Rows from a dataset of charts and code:

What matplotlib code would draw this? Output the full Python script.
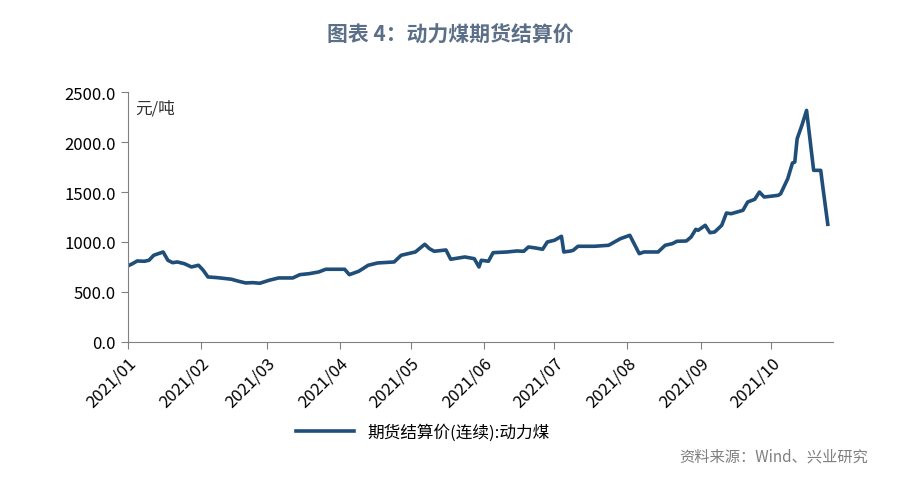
import matplotlib
matplotlib.use('Agg')
import matplotlib.pyplot as plt
import matplotlib.dates as mdates
import pandas as pd

plt.rcParams['font.family'] = ['Noto Sans CJK SC', 'DejaVu Sans']

# settlement price (yuan/ton)
dates = ['2021-01-01', '2021-01-03', '2021-01-05', '2021-01-08', '2021-01-10', '2021-01-12',
         '2021-01-16', '2021-01-18', '2021-01-20', '2021-01-22', '2021-01-25', '2021-01-28',
         '2021-01-31', '2021-02-02', '2021-02-04', '2021-02-08', '2021-02-14', '2021-02-17',
         '2021-02-20', '2021-02-23', '2021-02-26', '2021-03-02', '2021-03-06', '2021-03-12',
         '2021-03-15', '2021-03-19', '2021-03-23', '2021-03-26', '2021-04-03', '2021-04-05',
         '2021-04-09', '2021-04-13', '2021-04-17', '2021-04-24', '2021-04-27', '2021-05-03',
         '2021-05-07', '2021-05-09', '2021-05-11', '2021-05-16', '2021-05-18', '2021-05-24',
         '2021-05-28', '2021-05-30', '2021-05-31', '2021-06-03', '2021-06-05', '2021-06-11',
         '2021-06-15', '2021-06-18', '2021-06-20', '2021-06-23', '2021-06-26', '2021-06-28',
         '2021-07-01', '2021-07-04', '2021-07-05', '2021-07-08', '2021-07-09', '2021-07-11',
         '2021-07-18', '2021-07-24', '2021-07-29', '2021-08-02', '2021-08-06', '2021-08-08',
         '2021-08-14', '2021-08-17', '2021-08-20', '2021-08-22', '2021-08-26', '2021-08-28',
         '2021-08-30', '2021-08-31', '2021-09-03', '2021-09-05', '2021-09-07', '2021-09-10',
         '2021-09-12', '2021-09-14', '2021-09-19', '2021-09-21', '2021-09-24', '2021-09-26',
         '2021-09-28', '2021-10-04', '2021-10-05', '2021-10-08', '2021-10-10', '2021-10-11',
         '2021-10-12', '2021-10-14', '2021-10-16', '2021-10-19', '2021-10-22', '2021-10-23',
         '2021-10-25']
prices = [760, 783, 810, 807, 817, 867,
          900, 817, 793, 800, 783, 750,
          767, 717, 650, 643, 627, 607,
          590, 593, 587, 617, 640, 640,
          673, 683, 700, 727, 727, 673,
          707, 767, 790, 800, 867, 900,
          977, 933, 907, 920, 827, 850,
          833, 750, 817, 807, 893, 900,
          910, 907, 950, 940, 927, 1000,
          1017, 1057, 900, 910, 917, 957,
          957, 967, 1033, 1067, 883, 900,
          900, 967, 983, 1007, 1010, 1050,
          1127, 1117, 1167, 1093, 1100, 1167,
          1290, 1283, 1317, 1400, 1427, 1500,
          1450, 1467, 1483, 1633, 1790, 1800,
          2033, 2167, 2317, 1717, 1717, 1533,
          1177]
yticks = [0, 500, 1000, 1500, 2000, 2500]
month_ticks = pd.date_range('2021-01-01', '2021-10-01', freq='MS')

line_color = '#1f4e79'

fig = plt.figure(figsize=(9, 4.85), dpi=100)
ax = fig.add_axes([0.142, 0.293, 0.783, 0.515])

ax.plot(pd.to_datetime(dates), prices, color=line_color, lw=2.6,
        label='期货结算价(连续):动力煤')

ax.set_ylim(0, 2500)
ax.set_yticks(yticks)
ax.set_yticklabels([f'{v:.1f}' for v in yticks], fontsize=12)
ax.set_xlim(pd.Timestamp('2021-01-01'), pd.Timestamp('2021-10-27'))
ax.set_xticks(month_ticks)
ax.xaxis.set_major_formatter(mdates.DateFormatter('%Y/%m'))
plt.setp(ax.get_xticklabels(), rotation=45, ha='right', rotation_mode='anchor', fontsize=12)

for s in ['top', 'right']:
    ax.spines[s].set_visible(False)
for s in ['left', 'bottom']:
    ax.spines[s].set_color('#808080')
ax.tick_params(colors='#808080', labelcolor='black', length=5)

ax.text(0.01, 0.97, '元/吨', transform=ax.transAxes, fontsize=12, va='top', color='#333333')

fig.text(0.5, 0.915, '图表 4：动力煤期货结算价', ha='center', fontsize=15,
         fontweight='bold', color='#5b7088')
fig.legend(loc='center', bbox_to_anchor=(0.47, 0.107), frameon=False, fontsize=12,
           handlelength=3.5)
fig.text(0.965, 0.048, '资料来源：Wind、兴业研究', ha='right', fontsize=11, color='#7f7f7f')

fig.savefig('out.png', dpi=100)
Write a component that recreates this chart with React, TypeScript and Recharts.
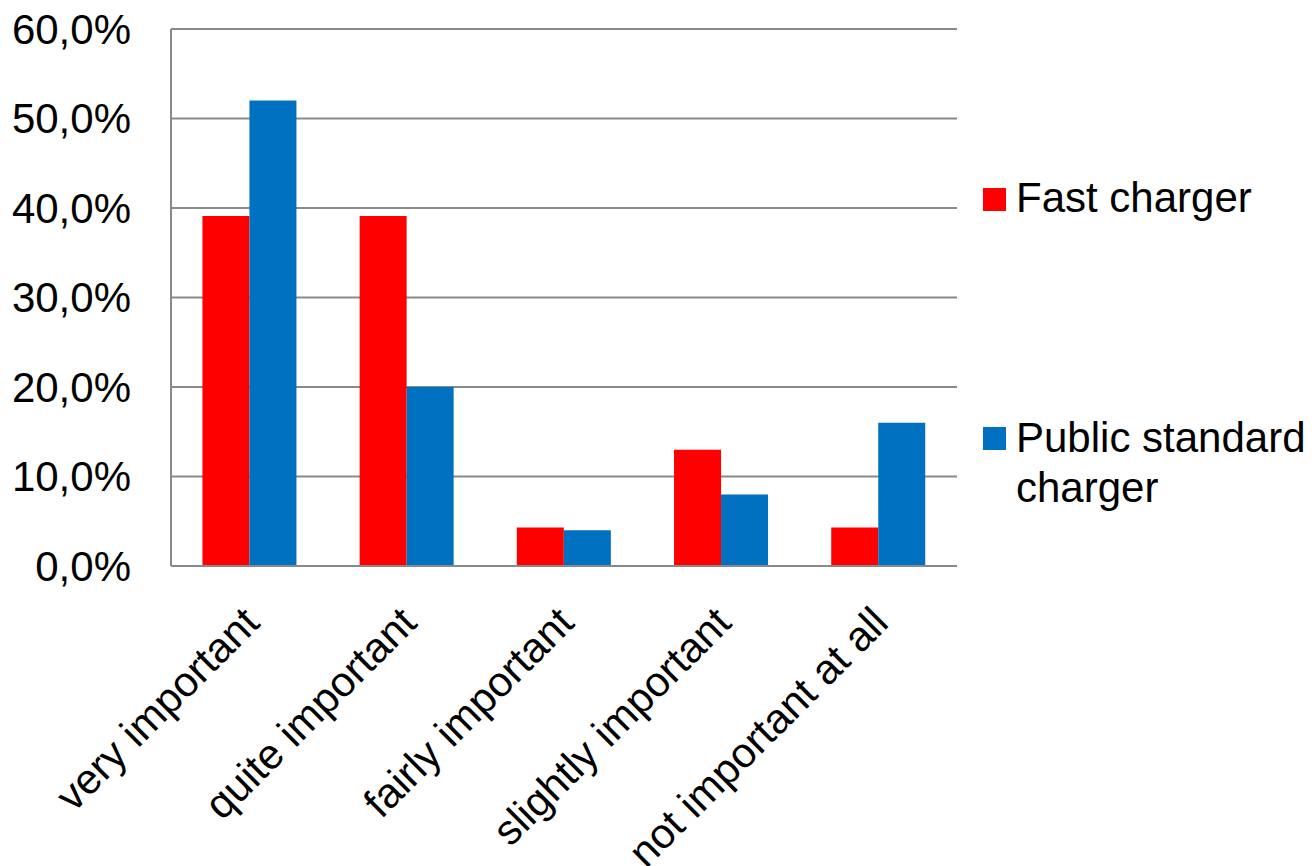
import React from "react";
import { BarChart, Bar, XAxis, YAxis, CartesianGrid, Legend } from "recharts";

const categories = ["very important", "quite important", "fairly important", "slightly important", "not important at all"];
const fastCharger = [39.1, 39.1, 4.3, 13.0, 4.3];
const publicStandard = [52.0, 20.0, 4.0, 8.0, 16.0];
const yTicks = [0, 10, 20, 30, 40, 50, 60];
const seriesNames = ["Fast charger", "Public standard charger"];
const seriesColors = ["#FF0000", "#0070C0"];

const data = categories.map((c, i) => ({ name: c, fast: fastCharger[i], pub: publicStandard[i] }));

const FONT = '"Liberation Sans", Arial, sans-serif';

const fmt = (v: number) => `${v.toFixed(1).replace(".", ",")}%`;

const XTick = (props: any) => {
  const { x, y, payload } = props;
  const bx = x + 12;
  const by = y + 59;
  return (
    <text
      x={bx}
      y={by}
      transform={`rotate(-45, ${bx}, ${by})`}
      textAnchor="end"
      fontFamily={FONT}
      fontSize={42}
      fill="#000"
    >
      {payload.value}
    </text>
  );
};

const LegendContent = () => (
  <div style={{ position: "absolute", left: 0, top: 0, width: 329, height: 400, fontFamily: FONT, fontSize: 42, lineHeight: "50px", color: "#000" }}>
    <div style={{ position: "absolute", left: 0, top: 15, width: 23, height: 23, background: seriesColors[0] }} />
    <div style={{ position: "absolute", left: 33, top: 0, whiteSpace: "nowrap" }}>{seriesNames[0]}</div>
    <div style={{ position: "absolute", left: 0, top: 254, width: 23, height: 23, background: seriesColors[1] }} />
    <div style={{ position: "absolute", left: 33, top: 240, width: 296 }}>{seriesNames[1]}</div>
  </div>
);

export default function App() {
  return (
    <div style={{ position: "absolute", left: 0, top: 0, width: 1312, height: 866, background: "#fff" }}>
      <BarChart
        width={1312}
        height={866}
        data={data}
        margin={{ top: 29, right: 355, left: 0, bottom: 0 }}
        barCategoryGap="20%"
        barGap={0}
      >
        <CartesianGrid vertical={false} stroke="#898989" strokeWidth={2} />
        <XAxis
          dataKey="name"
          height={300}
          tickSize={0}
          tickMargin={0}
          axisLine={{ stroke: "#898989", strokeWidth: 2 }}
          tickLine={false}
          tick={<XTick />}
          interval={0}
        />
        <YAxis
          width={171}
          domain={[0, 60]}
          ticks={yTicks}
          tickFormatter={fmt}
          tickSize={0}
          tickMargin={40}
          axisLine={{ stroke: "#898989", strokeWidth: 2 }}
          tickLine={false}
          tick={{ fontFamily: FONT, fontSize: 42, fill: "#000" }}
          interval={0}
        />
        <Legend
          layout="vertical"
          align="right"
          verticalAlign="middle"
          content={<LegendContent />}
          wrapperStyle={{ position: "absolute", left: 983, top: 173, width: 0, height: 0, overflow: "visible" }}
        />
        <Bar dataKey="fast" name={seriesNames[0]} fill={seriesColors[0]} isAnimationActive={false} />
        <Bar dataKey="pub" name={seriesNames[1]} fill={seriesColors[1]} isAnimationActive={false} />
      </BarChart>
    </div>
  );
}
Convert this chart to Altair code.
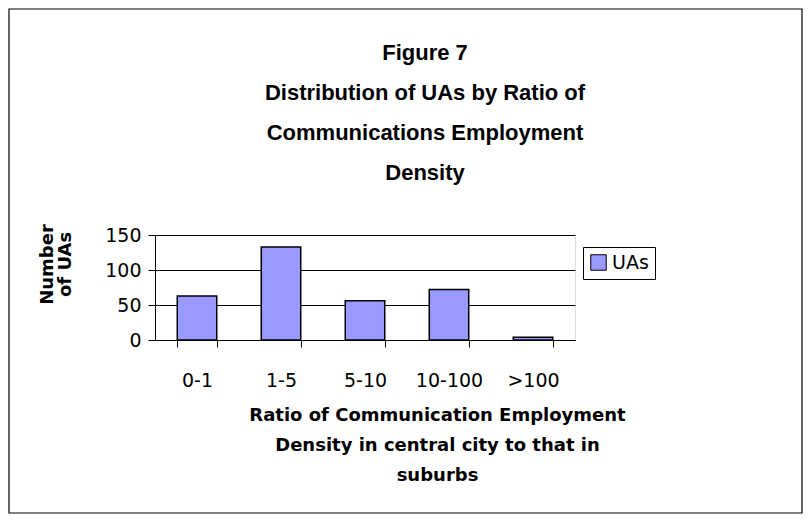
import altair as alt
import pandas as pd

categories = ["0-1", "1-5", "5-10", "10-100", ">100"]
values = [63, 133, 56, 72, 4]
series_name = ["UAs"] * 5
title_lines = ["Figure 7", "Distribution of UAs by Ratio of",
               "Communications Employment", "Density"]
x_title_lines = ["Ratio of Communication Employment",
                 "Density in central city to that in", "suburbs"]
y_title_lines = ["Number", "of UAs"]
y_ticks = [0, 50, 100, 150]

df = pd.DataFrame({"cat": categories, "val": values, "series": series_name})
FONT = "Liberation Sans"
FONT2 = "DejaVu Sans"

W, H = 420, 105
PL, PT = 147, 227
PR, PB = 795 - PL - W, 506 - PT - H

bars = alt.Chart(df).mark_bar(stroke="black", strokeWidth=1.5).encode(
    x=alt.X("cat:N", sort=categories,
            scale=alt.Scale(paddingInner=0.53, paddingOuter=0.265),
            axis=alt.Axis(title=x_title_lines, labelAngle=0, labelFontSize=19,
                          labelFont=FONT2, labelColor="black", labelPadding=24,
                          tickBand="extent", ticks=True, tickSize=7,
                          tickColor="black", domainColor="black",
                          titleFont=FONT2, titleFontSize=18, titleFontWeight="bold",
                          titleColor="black", titleLineHeight=30,
                          titlePadding=16, titleX=282, titleAnchor="middle",
                          titleAlign="center")),
    y=alt.Y("val:Q", scale=alt.Scale(domain=[0, 150]),
            axis=alt.Axis(values=y_ticks, title=y_title_lines, labelFontSize=19,
                          labelFont=FONT2, labelColor="black", labelPadding=7,
                          tickSize=7, tickColor="black", domainColor="black",
                          grid=True, gridColor="black", gridWidth=1,
                          titleFont=FONT2, titleFontSize=18, titleFontWeight="bold",
                          titleColor="black", titleLineHeight=18,
                          titleX=-108, titleY=29, titleAngle=270,
                          titleAlign="center", titleBaseline="middle")),
    color=alt.Color("series:N",
                    scale=alt.Scale(domain=["UAs"], range=["#9999FF"]),
                    legend=alt.Legend(title=None, orient="none",
                                      legendX=428, legendY=12,
                                      symbolType="square", symbolSize=240,
                                      symbolStrokeColor="black",
                                      symbolStrokeWidth=1,
                                      labelFont=FONT2, labelFontSize=19,
                                      labelColor="black",
                                      strokeColor="black", padding=6,
                                      fillColor="white")),
)

one = pd.DataFrame({"k": [1]})
frame = alt.Chart(one).mark_rect(
    fill=None, stroke="black", strokeWidth=1.2, clip=False
).encode(
    x=alt.value(-PL + 1), x2=alt.value(W + PR - 1),
    y=alt.value(-PT + 1), y2=alt.value(H + PB - 1),
)

title = alt.Chart(one).mark_text(
    text="\n".join(title_lines), lineBreak="\n", lineHeight=40,
    font=FONT, fontSize=22, fontWeight="bold", color="black",
    align="center", baseline="alphabetic", clip=False
).encode(x=alt.value(270), y=alt.value(-175))

chart = alt.layer(frame, bars, title).properties(
    width=W, height=H,
    padding={"left": PL, "top": PT, "right": PR, "bottom": PB},
    autosize=alt.AutoSizeParams(type="none"),
).configure_view(fill="#C0C0C0", stroke="#808080", strokeWidth=1.5
).configure(background="white")

chart.save("out.html", embed_options={"renderer": "svg", "actions": False})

### BRIEF
What lines above run from the one with "Write a component" to the one with "YAxis, CartesianGrid, Legend"? Give them again exactly, ends included, and leave the pictures out.

### EXERCISE RESULT
Write a component that recreates this chart with React, TypeScript and Recharts.
import React from "react";
import { BarChart, Bar, XAxis, YAxis, CartesianGrid, Legend } from "recharts";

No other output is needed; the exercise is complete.